*Task requirements:*
Scan the data. Collect each line that contains the word "image".

*Records supplied:*

● ● ● ● ●

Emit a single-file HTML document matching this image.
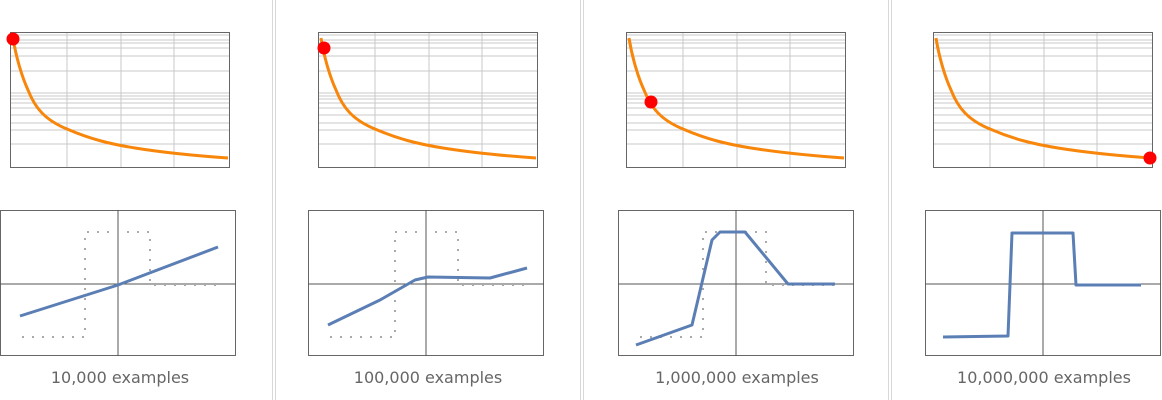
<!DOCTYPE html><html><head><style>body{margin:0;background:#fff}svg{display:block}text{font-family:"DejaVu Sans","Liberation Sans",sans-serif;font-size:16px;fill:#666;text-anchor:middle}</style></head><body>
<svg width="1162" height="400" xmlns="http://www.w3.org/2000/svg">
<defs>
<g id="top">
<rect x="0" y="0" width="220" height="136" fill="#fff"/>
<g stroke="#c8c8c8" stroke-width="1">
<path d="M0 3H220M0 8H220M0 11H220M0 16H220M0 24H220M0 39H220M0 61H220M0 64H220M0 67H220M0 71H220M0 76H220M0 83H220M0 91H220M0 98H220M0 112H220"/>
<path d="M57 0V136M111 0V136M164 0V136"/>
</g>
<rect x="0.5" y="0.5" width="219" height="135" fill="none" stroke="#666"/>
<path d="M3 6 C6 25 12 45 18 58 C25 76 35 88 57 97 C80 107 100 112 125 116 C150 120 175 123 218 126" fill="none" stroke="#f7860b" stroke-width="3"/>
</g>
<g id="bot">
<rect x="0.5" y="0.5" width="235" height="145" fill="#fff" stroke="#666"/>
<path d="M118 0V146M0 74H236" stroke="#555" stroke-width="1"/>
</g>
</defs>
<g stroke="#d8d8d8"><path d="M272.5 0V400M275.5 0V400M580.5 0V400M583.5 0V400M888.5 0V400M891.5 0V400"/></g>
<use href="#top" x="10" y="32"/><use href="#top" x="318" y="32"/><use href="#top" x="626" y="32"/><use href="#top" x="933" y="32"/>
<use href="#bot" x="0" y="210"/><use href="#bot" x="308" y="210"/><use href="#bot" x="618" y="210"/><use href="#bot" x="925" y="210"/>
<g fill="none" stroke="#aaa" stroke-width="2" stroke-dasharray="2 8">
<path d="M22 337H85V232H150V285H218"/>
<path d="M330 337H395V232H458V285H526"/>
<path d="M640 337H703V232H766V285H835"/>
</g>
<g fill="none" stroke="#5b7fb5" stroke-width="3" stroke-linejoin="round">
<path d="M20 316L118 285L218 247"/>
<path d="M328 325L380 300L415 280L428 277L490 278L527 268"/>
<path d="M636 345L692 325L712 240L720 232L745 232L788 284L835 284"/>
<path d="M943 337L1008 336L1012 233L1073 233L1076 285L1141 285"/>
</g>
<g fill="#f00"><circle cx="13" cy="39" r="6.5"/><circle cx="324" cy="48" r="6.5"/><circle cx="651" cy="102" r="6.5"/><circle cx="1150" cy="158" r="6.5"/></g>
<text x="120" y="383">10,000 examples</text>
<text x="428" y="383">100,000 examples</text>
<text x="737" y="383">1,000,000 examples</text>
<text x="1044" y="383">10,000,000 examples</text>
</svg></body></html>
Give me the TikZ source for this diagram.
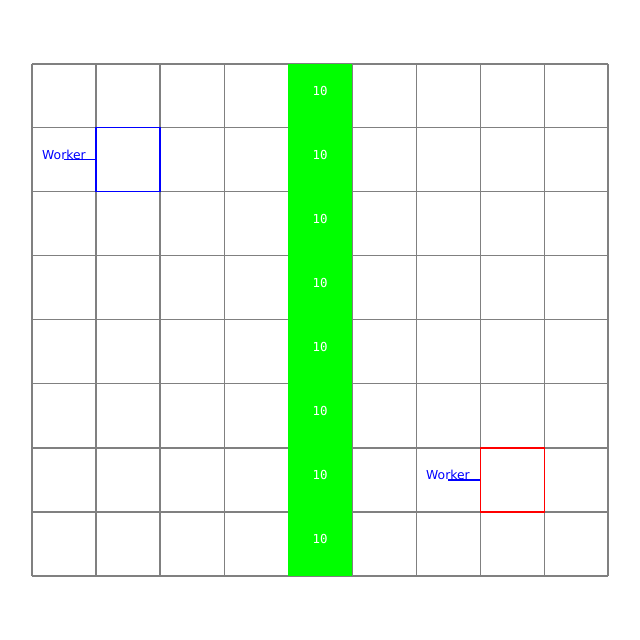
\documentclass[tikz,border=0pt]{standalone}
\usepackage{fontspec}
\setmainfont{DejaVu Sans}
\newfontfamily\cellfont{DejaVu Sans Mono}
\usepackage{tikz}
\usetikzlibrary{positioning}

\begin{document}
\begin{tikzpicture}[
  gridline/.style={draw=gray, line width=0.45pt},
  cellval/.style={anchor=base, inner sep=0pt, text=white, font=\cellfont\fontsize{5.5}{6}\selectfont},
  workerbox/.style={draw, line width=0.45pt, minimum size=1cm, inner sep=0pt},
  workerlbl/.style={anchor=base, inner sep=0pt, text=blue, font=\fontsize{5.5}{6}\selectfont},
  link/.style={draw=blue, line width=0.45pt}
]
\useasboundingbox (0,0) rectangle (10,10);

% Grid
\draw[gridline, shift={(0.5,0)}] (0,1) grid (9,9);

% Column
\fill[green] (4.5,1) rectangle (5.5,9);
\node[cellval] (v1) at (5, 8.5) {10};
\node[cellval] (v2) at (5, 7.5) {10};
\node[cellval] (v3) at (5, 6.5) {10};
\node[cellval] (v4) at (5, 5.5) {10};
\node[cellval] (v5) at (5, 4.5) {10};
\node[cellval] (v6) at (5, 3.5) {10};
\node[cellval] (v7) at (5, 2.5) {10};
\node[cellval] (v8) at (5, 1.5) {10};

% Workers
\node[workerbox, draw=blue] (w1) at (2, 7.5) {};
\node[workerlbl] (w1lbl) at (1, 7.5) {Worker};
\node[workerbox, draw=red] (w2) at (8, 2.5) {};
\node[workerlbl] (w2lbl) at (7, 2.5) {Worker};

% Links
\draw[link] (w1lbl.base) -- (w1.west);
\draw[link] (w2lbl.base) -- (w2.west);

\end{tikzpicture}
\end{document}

● ● ● ● ●

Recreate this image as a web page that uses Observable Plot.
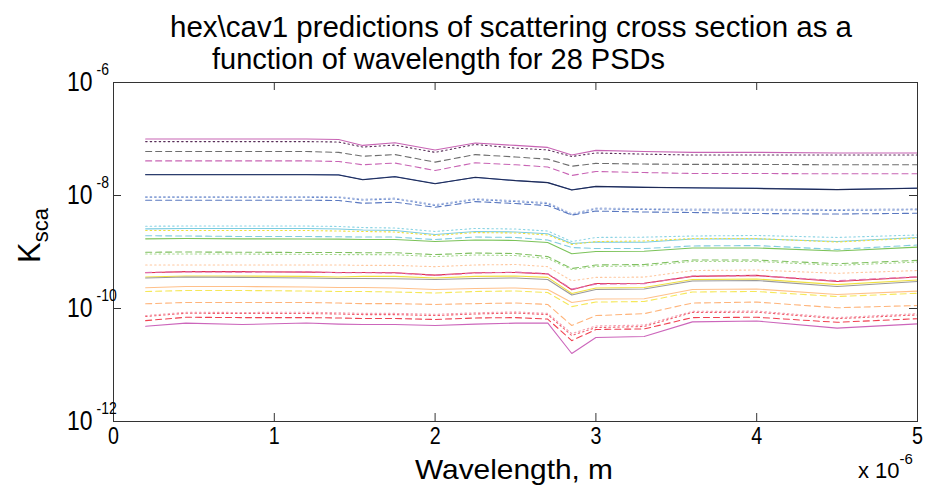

● ● ● ● ●

*Response below:*
Emit a single-file HTML document matching this image.
Recreate this image as a web page that uses Observable Plot.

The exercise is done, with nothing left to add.